By Brian Falla/Daily News staff
GateHouse News Service
Posted Jul 02, 2009 @ 12:30 AM

NORWOOD — Customers will see their electric bills increase this year by an average of 7.5 percent under rate increases approved by selectmen this week.

The Board of Selectmen, acting in its capacity as electric light commissioners, approved new rates that will increase the average homeowner's monthly bill by $4.82 from $64.21 a month to $69.03.

Light Department Superintendent Malcolm McDonald said the increase has nothing to do with the $20 million settlement with New England Power Co. (see related story) It is related to the wholesale electric market's prices.

In January, the light department's 10-year contract with its energy provider expired, and McDonald said the market has changed to the point where wholesale energy providers are not offering all-inclusive contracts. Instead, the department is buying its power from different sources in what McDonald likened to the stock market.

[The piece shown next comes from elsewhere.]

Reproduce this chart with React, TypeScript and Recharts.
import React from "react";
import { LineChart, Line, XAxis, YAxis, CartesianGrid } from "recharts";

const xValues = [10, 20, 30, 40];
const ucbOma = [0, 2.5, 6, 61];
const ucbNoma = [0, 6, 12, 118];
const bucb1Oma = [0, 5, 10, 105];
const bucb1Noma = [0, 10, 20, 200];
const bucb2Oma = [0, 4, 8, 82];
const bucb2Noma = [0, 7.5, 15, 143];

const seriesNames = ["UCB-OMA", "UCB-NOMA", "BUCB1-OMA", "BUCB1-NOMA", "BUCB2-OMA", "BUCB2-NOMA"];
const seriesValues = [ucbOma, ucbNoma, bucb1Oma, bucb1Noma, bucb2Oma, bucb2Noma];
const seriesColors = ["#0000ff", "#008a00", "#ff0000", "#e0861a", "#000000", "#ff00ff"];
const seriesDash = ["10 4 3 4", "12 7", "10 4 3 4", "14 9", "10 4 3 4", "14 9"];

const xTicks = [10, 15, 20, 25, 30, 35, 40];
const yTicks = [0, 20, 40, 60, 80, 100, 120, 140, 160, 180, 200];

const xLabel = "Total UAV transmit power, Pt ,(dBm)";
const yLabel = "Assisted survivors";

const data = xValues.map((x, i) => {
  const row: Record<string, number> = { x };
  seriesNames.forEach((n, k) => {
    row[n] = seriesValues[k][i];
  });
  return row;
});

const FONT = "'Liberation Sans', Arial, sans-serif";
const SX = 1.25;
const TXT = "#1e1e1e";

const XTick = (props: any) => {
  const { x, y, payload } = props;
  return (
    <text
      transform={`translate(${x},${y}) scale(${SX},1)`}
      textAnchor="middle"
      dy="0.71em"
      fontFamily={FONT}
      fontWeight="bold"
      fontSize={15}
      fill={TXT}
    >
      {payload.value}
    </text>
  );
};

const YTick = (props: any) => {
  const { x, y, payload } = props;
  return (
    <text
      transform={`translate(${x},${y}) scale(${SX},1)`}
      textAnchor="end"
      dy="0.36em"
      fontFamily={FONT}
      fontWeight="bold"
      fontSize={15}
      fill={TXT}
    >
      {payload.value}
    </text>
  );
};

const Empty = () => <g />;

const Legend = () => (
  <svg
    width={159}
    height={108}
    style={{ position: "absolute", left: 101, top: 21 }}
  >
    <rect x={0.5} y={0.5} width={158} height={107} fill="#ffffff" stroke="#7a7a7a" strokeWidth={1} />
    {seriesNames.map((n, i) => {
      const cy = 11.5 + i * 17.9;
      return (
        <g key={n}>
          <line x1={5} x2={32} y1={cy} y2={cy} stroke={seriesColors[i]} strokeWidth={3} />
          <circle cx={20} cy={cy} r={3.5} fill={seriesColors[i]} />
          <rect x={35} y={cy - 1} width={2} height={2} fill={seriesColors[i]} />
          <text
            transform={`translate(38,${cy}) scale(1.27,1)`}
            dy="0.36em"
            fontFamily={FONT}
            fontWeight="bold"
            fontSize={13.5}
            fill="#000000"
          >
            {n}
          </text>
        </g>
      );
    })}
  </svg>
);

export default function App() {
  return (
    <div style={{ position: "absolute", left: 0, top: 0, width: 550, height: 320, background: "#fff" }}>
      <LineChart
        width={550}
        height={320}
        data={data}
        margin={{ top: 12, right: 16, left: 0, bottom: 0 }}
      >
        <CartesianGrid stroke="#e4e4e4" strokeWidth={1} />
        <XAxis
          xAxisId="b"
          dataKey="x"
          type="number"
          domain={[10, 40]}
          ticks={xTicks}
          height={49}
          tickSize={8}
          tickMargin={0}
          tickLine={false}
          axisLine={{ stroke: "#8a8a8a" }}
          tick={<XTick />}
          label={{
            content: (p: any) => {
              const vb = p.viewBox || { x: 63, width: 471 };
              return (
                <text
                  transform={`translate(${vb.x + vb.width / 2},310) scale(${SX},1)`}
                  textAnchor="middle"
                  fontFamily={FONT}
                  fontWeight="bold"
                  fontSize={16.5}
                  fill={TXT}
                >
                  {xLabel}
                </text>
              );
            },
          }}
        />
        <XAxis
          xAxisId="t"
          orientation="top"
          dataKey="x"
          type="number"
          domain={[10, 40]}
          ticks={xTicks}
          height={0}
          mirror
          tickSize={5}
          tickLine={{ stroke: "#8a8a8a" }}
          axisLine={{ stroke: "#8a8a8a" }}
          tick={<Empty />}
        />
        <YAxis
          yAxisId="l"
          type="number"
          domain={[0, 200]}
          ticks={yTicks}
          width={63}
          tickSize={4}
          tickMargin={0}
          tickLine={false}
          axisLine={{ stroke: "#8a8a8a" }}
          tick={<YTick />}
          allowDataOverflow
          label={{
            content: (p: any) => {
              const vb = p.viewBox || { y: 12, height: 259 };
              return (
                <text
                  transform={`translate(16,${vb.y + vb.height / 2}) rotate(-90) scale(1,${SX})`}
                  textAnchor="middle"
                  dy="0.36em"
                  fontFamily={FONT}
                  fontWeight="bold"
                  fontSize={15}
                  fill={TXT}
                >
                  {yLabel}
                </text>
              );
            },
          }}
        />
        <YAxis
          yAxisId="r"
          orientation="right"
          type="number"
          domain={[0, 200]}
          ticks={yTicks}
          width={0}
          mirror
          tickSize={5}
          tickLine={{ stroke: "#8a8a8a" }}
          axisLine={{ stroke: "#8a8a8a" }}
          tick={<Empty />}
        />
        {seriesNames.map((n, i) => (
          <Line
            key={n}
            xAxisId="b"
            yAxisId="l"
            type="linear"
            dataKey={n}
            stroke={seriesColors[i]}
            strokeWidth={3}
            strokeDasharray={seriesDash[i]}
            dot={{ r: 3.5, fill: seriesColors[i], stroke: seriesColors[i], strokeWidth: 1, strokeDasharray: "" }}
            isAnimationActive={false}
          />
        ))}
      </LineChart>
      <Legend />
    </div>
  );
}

The bottom line, he said, is that the price of power has increased from four cents a kilowatt-hour to 11 cents a kilowatt-hour.

In anticipation of the large increase, light commissioners in 2006 established a "rate shock" fund to help cushion the blow.

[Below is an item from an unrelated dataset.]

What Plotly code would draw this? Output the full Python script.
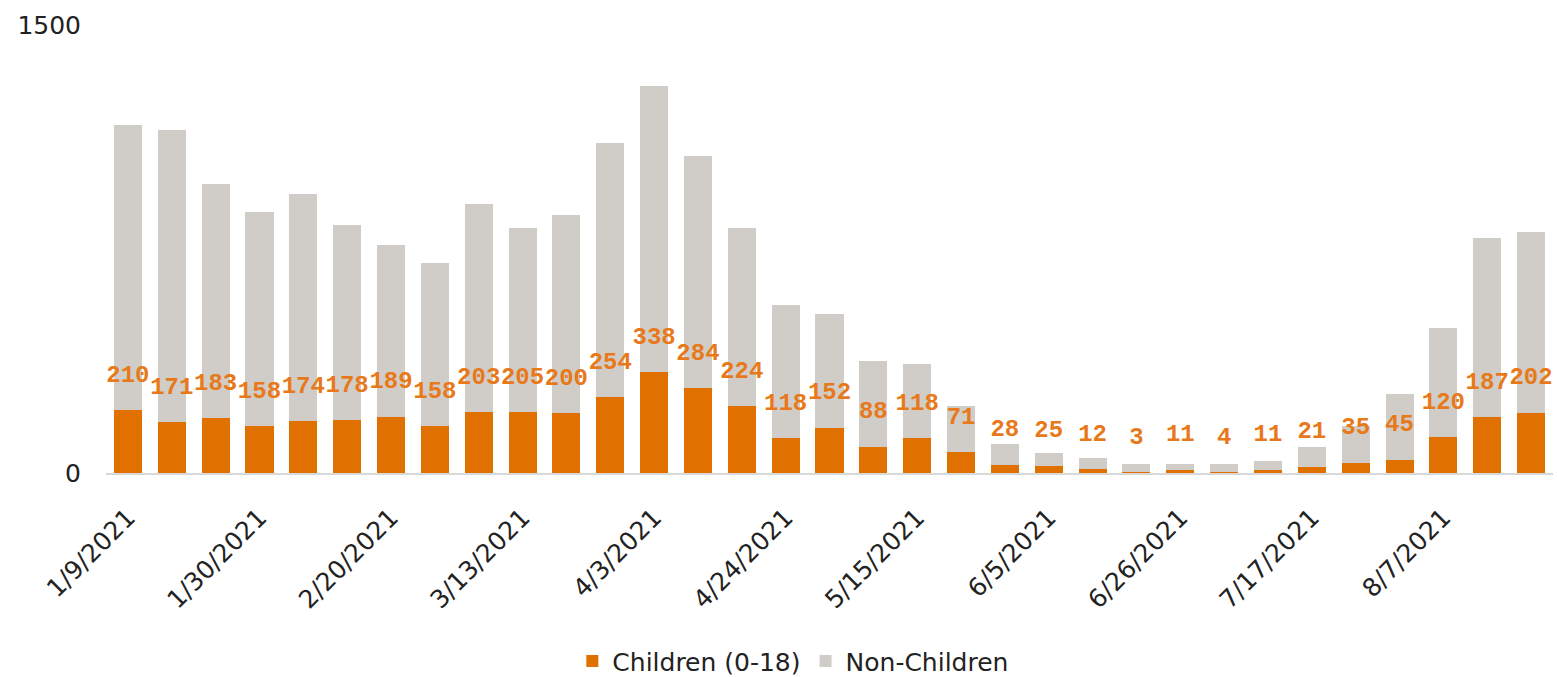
import plotly.graph_objects as go

weeks = ["1/9/2021", "1/16/2021", "1/23/2021", "1/30/2021", "2/6/2021", "2/13/2021",
         "2/20/2021", "2/27/2021", "3/6/2021", "3/13/2021", "3/20/2021", "3/27/2021",
         "4/3/2021", "4/10/2021", "4/17/2021", "4/24/2021", "5/1/2021", "5/8/2021",
         "5/15/2021", "5/22/2021", "5/29/2021", "6/5/2021", "6/12/2021", "6/19/2021",
         "6/26/2021", "7/3/2021", "7/10/2021", "7/17/2021", "7/24/2021", "7/31/2021",
         "8/7/2021", "8/14/2021", "8/21/2021"]

children = [210, 171, 183, 158, 174, 178, 189, 158, 203, 205, 200, 254, 338, 284, 224,
            118, 152, 88, 118, 71, 28, 25, 12, 3, 11, 4, 11, 21, 35, 45, 120, 187, 202]

non_children = [956, 978, 785, 715, 759, 653, 574, 546, 697, 614, 664, 851, 957, 776, 595,
                444, 382, 286, 247, 154, 70, 41, 38, 28, 20, 27, 29, 66, 124, 218, 367, 601, 606]

tick_labels = weeks[::3]
y_ticks = [0, 1500]

ORANGE = "#E07000"
GRAY = "#D0CDC8"
LABEL_ORANGE = "#E8791A"
TEXT = "#222222"

fig = go.Figure()
fig.add_trace(go.Bar(x=weeks, y=children, name="Children (0-18)",
                     marker=dict(color=ORANGE, line=dict(width=0))))
fig.add_trace(go.Bar(x=weeks, y=non_children, name="Non-Children",
                     marker=dict(color=GRAY, line=dict(width=0))))
fig.add_trace(go.Scatter(x=weeks, y=children, mode="markers+text",
                         marker=dict(size=34, opacity=0),
                         text=[str(v) for v in children],
                         textposition="top center",
                         textfont=dict(family="Liberation Mono", size=24, color=LABEL_ORANGE,
                                       weight="bold"),
                         showlegend=False, hoverinfo="skip", cliponaxis=False))

fig.update_layout(
    width=1557, height=677,
    barmode="stack", bargap=0.36,
    plot_bgcolor="white", paper_bgcolor="white",
    margin=dict(l=106, r=4, t=25, b=204, autoexpand=False),
    font=dict(family="DejaVu Sans", color=TEXT),
    legend=dict(orientation="h", x=0.475, xanchor="center", y=-0.42, yanchor="middle",
                font=dict(family="DejaVu Sans", size=25, color=TEXT),
                traceorder="normal", itemwidth=30),
    showlegend=True,
)
fig.update_xaxes(type="category", range=[-0.5, len(weeks) - 0.5],
                 tickmode="array", tickvals=tick_labels, ticktext=tick_labels,
                 tickangle=-45, tickfont=dict(family="DejaVu Sans", size=25, color=TEXT),
                 showline=True, linecolor="#D9D9D9", linewidth=2, showgrid=False,
                 ticks="", ticklabelstandoff=18)
fig.update_yaxes(range=[0, 1500], tickmode="array", tickvals=y_ticks,
                 tickfont=dict(family="DejaVu Sans", size=25, color=TEXT),
                 showgrid=False, zeroline=False, showline=False, ticks="",
                 ticklabelstandoff=24)

fig.write_html("out.html", config={"displayModeBar": False},
               post_script="document.body.style.margin='0';")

"We were trying to do slow, incremental increases as opposed to one large rate shock," said light commissioner Mike Lyons.

"We felt that to increase the rates about 60 percent in one year would have been unpalatable," said McDonald.

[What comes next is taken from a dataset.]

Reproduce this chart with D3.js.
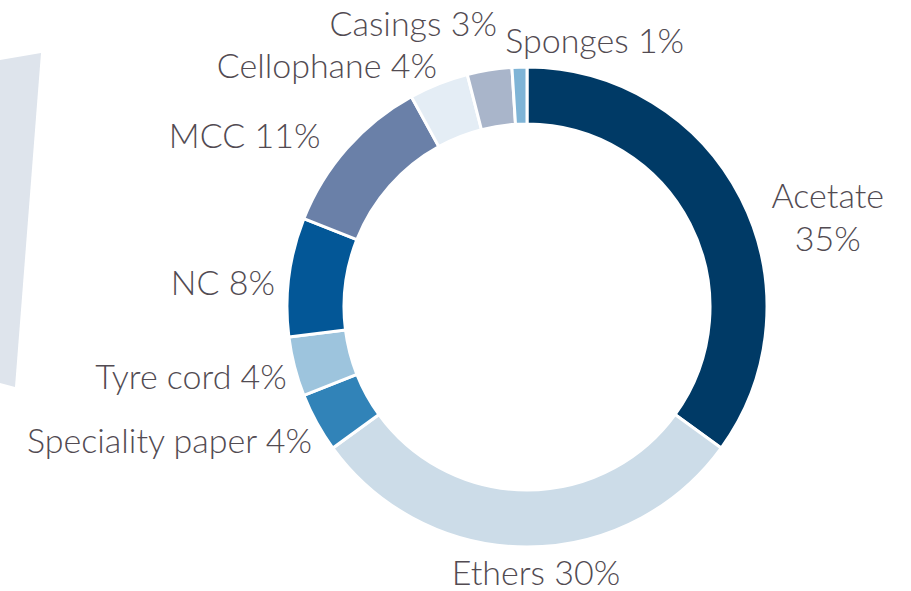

Instead, commissioners have raised electric rates in small chunks over the past three years, but McDonald said the town is still not recouping its power costs through rates and is using roughly $1.4 million out of its rate shock fund to help pay the bills.

McDonald said he anticipates two more years of roughly 7.5 percent increases will get the town to the point where it is paying its wholesale electric costs solely through rates.

McDonald said
the average Norwood electric monthly bill of $69.03 is still less than surrounding towns serviced by NStar Electric who he said pay roughly $88 a month.

But light commissioner Helen Donohue does not take solace in the comparison.

"We have residents who have been laid off or had wage freezes or wage reductions, we need to find a way to tighten our belt and help these people out," said Donohue. "The fact that we're lower than NStar really doesn't do anything for me."

Donohue believes there might be other ways to help ease the burden on ratepayers, such as use some of the department's roughly $4 million annual profit to offset rate increases.

But commission Chairman Bill Plasko said that $4 million goes directly into town coffers to help the town provide services.

Town Meeting member Gordon Smith asked commissioners for a one-year reprieve due to the economic crisis, but McDonald said he looked at a one-year rate freeze and dismissed it because it would mean the department would have to raise rates by 22 percent next year to have enough money to purchase wholesale power.

"It's all a function of what the market is seeking for power these days," said McDonald.